Жизненная стратегия Садовского принципиально отличалась от той, что исповедовал Сидоров. Садовской в силу трагических обстоятельств был вынужден жить в СССР, а Сидоров стал советским человеком. А это, смею уверить молодое поколение, большая разница. И тем не менее на протяжении десятилетий их связывали какие-то прочные нити, о природе которых можно только догадываться.
Они знали друг друга с дореволюционных времен. Так, в конце 1912 года Садовской приглашал Сидорова к сотрудничеству в «Русской молве», где он какое-то время редакторствовал. Но, как заметила одна из современных исследователей литературной деятельности Сидорова, Садовской был «чуть ли не единственным литератор, вызывавший как печатные, так и оставшиеся в рукописи нападки Сидорова». Чем он ему досадил? Особенностями поведения, отличиями стихов и прозы? Определённостью враждебных будущему «Старому» убеждений? Ученики Сидорова вспоминали, что говоря о временах своей молодости, маститый, как когда-то говаривали, ученый любил иронизировать: «В ту пору, когда я был поэтом…» В зрелом возрасте он к своим поэтическим опытам всерьез не относился. Вспоминая свое едва закончившееся поэтическое ученичество, Алексей Сидоров писал в одном из неопубликованных стихотворений, относящихся к тому же 1912 году:
«Мы сообщали старшим опыт свой,
Что равных нет Волошина спондеям,
Что скверно ямбом пишет Садовской».
Однако Садовской был снисходителен к юному коллеге, что в принципе, особенно в молодости, было для него совсем не характерно. Что-то привлекало его в задиристом тогда молодом человеке. Но что-то влекло и Сидорова к нему. Не те ли качества, которыми он потом потаённо восхищался в Волошине?

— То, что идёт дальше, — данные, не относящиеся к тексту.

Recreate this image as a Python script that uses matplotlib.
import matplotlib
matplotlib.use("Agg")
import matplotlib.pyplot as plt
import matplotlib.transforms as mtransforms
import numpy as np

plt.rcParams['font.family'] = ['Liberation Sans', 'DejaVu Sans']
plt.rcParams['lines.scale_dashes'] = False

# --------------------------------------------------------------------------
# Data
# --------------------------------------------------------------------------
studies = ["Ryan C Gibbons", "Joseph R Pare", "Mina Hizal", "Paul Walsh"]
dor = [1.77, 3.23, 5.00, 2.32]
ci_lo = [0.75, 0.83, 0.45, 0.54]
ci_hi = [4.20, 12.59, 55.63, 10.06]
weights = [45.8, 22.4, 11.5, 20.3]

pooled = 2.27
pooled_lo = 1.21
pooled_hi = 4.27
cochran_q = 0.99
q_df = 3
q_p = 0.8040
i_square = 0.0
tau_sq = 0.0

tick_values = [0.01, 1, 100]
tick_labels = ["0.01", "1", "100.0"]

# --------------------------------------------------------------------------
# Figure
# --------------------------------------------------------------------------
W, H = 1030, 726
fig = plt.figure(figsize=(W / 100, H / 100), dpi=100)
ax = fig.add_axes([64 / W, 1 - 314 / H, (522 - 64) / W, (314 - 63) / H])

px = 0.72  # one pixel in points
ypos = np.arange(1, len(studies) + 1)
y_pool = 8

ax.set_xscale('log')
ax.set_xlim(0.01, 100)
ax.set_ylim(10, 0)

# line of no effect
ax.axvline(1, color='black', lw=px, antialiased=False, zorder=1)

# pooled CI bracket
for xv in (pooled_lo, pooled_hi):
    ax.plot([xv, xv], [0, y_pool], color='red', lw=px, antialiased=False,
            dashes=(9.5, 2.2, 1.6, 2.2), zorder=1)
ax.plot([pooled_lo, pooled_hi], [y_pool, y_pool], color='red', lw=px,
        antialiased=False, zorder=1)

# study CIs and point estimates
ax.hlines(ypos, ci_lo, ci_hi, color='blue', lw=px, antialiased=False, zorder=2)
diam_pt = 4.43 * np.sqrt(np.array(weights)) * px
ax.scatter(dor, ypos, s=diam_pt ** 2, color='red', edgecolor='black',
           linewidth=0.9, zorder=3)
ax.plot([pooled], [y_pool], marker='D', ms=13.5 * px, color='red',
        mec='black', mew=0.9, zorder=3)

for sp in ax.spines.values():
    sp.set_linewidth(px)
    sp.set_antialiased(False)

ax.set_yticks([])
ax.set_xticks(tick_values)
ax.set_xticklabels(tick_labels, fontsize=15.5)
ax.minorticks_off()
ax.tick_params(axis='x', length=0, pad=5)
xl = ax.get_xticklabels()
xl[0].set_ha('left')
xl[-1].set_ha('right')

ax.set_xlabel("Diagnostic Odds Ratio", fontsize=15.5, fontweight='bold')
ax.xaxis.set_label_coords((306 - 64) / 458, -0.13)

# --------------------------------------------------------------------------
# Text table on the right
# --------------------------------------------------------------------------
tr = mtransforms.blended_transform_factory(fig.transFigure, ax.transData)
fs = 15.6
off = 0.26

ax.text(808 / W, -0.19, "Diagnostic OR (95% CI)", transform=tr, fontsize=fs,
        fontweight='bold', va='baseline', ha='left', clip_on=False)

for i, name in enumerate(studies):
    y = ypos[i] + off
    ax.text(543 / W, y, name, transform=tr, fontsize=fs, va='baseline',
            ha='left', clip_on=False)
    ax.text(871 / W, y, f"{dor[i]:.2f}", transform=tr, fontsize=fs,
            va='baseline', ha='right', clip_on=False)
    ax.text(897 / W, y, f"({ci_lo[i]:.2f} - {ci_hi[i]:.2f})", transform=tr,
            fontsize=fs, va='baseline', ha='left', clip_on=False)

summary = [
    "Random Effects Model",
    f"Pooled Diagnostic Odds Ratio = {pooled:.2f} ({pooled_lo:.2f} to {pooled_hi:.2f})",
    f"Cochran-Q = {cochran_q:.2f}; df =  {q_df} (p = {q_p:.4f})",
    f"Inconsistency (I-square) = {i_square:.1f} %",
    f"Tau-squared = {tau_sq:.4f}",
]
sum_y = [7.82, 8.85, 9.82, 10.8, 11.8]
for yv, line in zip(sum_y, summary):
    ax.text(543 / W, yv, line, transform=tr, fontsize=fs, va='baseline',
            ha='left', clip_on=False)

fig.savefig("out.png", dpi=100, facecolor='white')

Надо полагать, что после того, как уже при советской власти Садовской снова поселился в Москве, Сидоров возобновил с ним знакомство, в том числе и в интересах НКВД. А Садовской не забыл о задиристости и самостоятельности суждений молодого Сидорова. О тех его качествах, которые к тому времени, увы, исчезли по мере общения последнего с жизнью вообще и с советской властью в особенности.

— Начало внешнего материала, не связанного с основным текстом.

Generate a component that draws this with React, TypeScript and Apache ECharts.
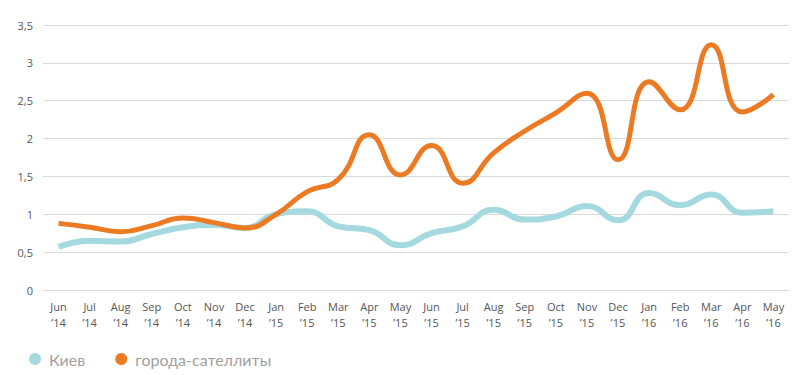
import React, { useEffect, useRef } from "react";
import * as echarts from "echarts";

const months = ["Jun", "Jul", "Aug", "Sep", "Oct", "Nov", "Dec", "Jan", "Feb", "Mar", "Apr", "May", "Jun", "Jul", "Aug", "Sep", "Oct", "Nov", "Dec", "Jan", "Feb", "Mar", "Apr", "May"];
const years = ["14", "14", "14", "14", "14", "14", "14", "15", "15", "15", "15", "15", "15", "15", "15", "15", "15", "15", "15", "16", "16", "16", "16", "16"];
const categories = months.map((m, i) => `${m}\n\u2019${years[i]}`);

const kyiv = [0.57, 0.65, 0.64, 0.74, 0.83, 0.86, 0.82, 1.0, 1.04, 0.84, 0.79, 0.59, 0.75, 0.84, 1.06, 0.93, 0.97, 1.11, 0.92, 1.28, 1.12, 1.26, 1.02, 1.04];
const satellites = [0.88, 0.83, 0.77, 0.85, 0.95, 0.89, 0.82, 1.0, 1.3, 1.46, 2.05, 1.52, 1.91, 1.41, 1.81, 2.1, 2.34, 2.6, 1.72, 2.75, 2.38, 3.24, 2.35, 2.58];

const seriesNames = ["Киев", "города-сателлиты"];

export default function App() {
  const ref = useRef<HTMLDivElement>(null);
  useEffect(() => {
    const chart = echarts.init(ref.current!, null, { renderer: "svg" });
    chart.setOption({
      animation: false,
      grid: { left: 43, right: 14, top: 25, bottom: 85 },
      legend: {
        left: 24,
        bottom: 3,
        icon: "circle",
        itemWidth: 12,
        itemHeight: 12,
        itemGap: 30,
        textStyle: { color: "#a0a0a0", fontSize: 16, fontFamily: "Lato", padding: [0, 0, 0, 3] },
        data: seriesNames,
      },
      xAxis: {
        type: "category",
        data: categories,
        boundaryGap: true,
        axisLine: { lineStyle: { color: "#d9d9d9" } },
        axisTick: { show: false },
        axisLabel: {
          color: "#555",
          fontSize: 11,
          fontFamily: "Open Sans",
          lineHeight: 16,
          margin: 8,
          interval: 0,
        },
      },
      yAxis: {
        type: "value",
        min: 0,
        max: 3.5,
        interval: 0.5,
        axisLine: { show: false },
        axisTick: { show: false },
        splitLine: { lineStyle: { color: "#d9d9d9" } },
        axisLabel: {
          color: "#555",
          fontSize: 11,
          fontFamily: "Open Sans",
          margin: 10,
          formatter: (v: number) => String(v).replace(".", ","),
        },
      },
      series: [
        {
          name: seriesNames[0],
          type: "line",
          data: kyiv,
          smooth: 0.5,
          showSymbol: false,
          symbol: "circle",
          lineStyle: { color: "#a3d9df", width: 6 },
          itemStyle: { color: "#a3d9df" },
        },
        {
          name: seriesNames[1],
          type: "line",
          data: satellites,
          smooth: 0.5,
          showSymbol: false,
          symbol: "circle",
          lineStyle: { color: "#ec7a23", width: 5 },
          itemStyle: { color: "#ec7a23" },
        },
      ],
    });
    return () => chart.dispose();
  }, []);
  return <div ref={ref} style={{ width: 803, height: 375, position: "absolute", left: 0, top: 0 }} />;
}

Нужно заметить, что с Садовским у Судоплатова тоже вышла путаница. Наряду со «скульптором Сидоровым» он называет «поэта Садовского» в числе лиц, привлечённых к операции «для придания достоверности». По мнению Судоплатова Садовской, как и Сидоров, учились в Германии и поэтому «были известны немецким спецслужбам». На самом деле Садовский, или, как он предпочитал называть себя, Садовской, в отличие от Сидорова, не только в Германии, но и вообще за пределами России никогда не был. А вот в организации «Престол», что запамятовал Судоплатов, ему была уготована роль не рядового члена, а «руководителя» или, точнее, малопочтенная функция подсадной утки.